I am trying exercises of Tom M Apostol Modular Functions and Dirichlet series in number Theory Chapter 2 and I cannot think about this problem ( Problem 2.12) .
Its image has many definitions which are useful in question but doubt is only in question 12 .
Adding Image --
I can only think that $\Gamma^n$ will be equal to Identity matrix modulo n here. But I don't know if that can be used to prove the statement.
Can somebody please help. Edit 1 - Can somebody please give hint for this question also.
Question 13 Prove that The index of $\Gamma^n$ in $\Gamma$ is the number of equivalence classes of matrices modulo n.

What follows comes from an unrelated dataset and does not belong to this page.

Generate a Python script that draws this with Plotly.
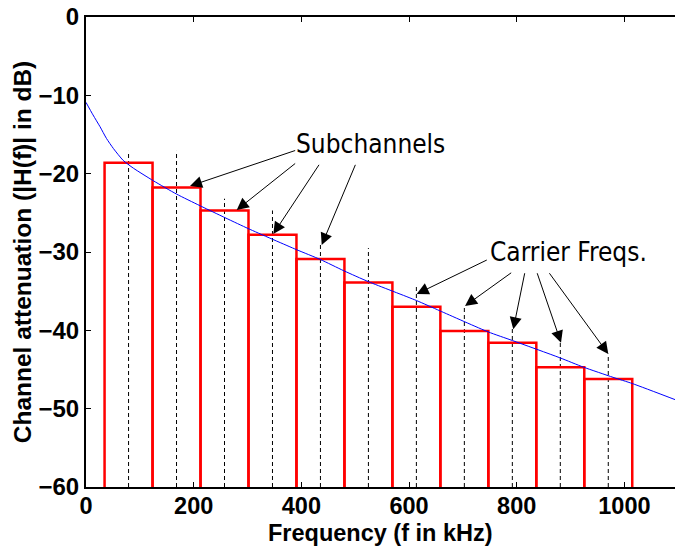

If $\Gamma=\operatorname{SL}_2(\mathbb{Z})$,the ring homomorphism $$ \mathbb{Z}\to\mathbb{Z}/n\mathbb{Z},\;x\mapsto [x] $$induces a group homomorphism$$ \varphi\colon\operatorname{SL}_2(\mathbb{Z})\to\operatorname{SL}_2(\mathbb{Z}/n\mathbb{Z}),\;\begin{pmatrix} a & b\\ c & d \end{pmatrix}\mapsto\begin{pmatrix} [a] & [b]\\ [c] & [d] \end{pmatrix}. $$By isomorphism theorems, we have$$ \operatorname{SL}_2(\mathbb{Z})/\ker(\varphi)\cong \operatorname{im}(\varphi)\leq\operatorname{SL}_2(\mathbb{Z}/n\mathbb{Z}). $$But you can easily determine the kernel of the map:$$ \ker(\varphi)=\{A=\begin{pmatrix}a & b\\ c& d\end{pmatrix}\in\operatorname{SL}_2(\mathbb{Z}):a\equiv d\equiv 1\mod n,\;b\equiv c\equiv 0\mod n\}=\Gamma^{(n)} $$Since the image is a subgroup of $\operatorname{SL}_2(\mathbb{Z}/n\mathbb{Z})$ and this is finite, we have that the quotient is finite aswell.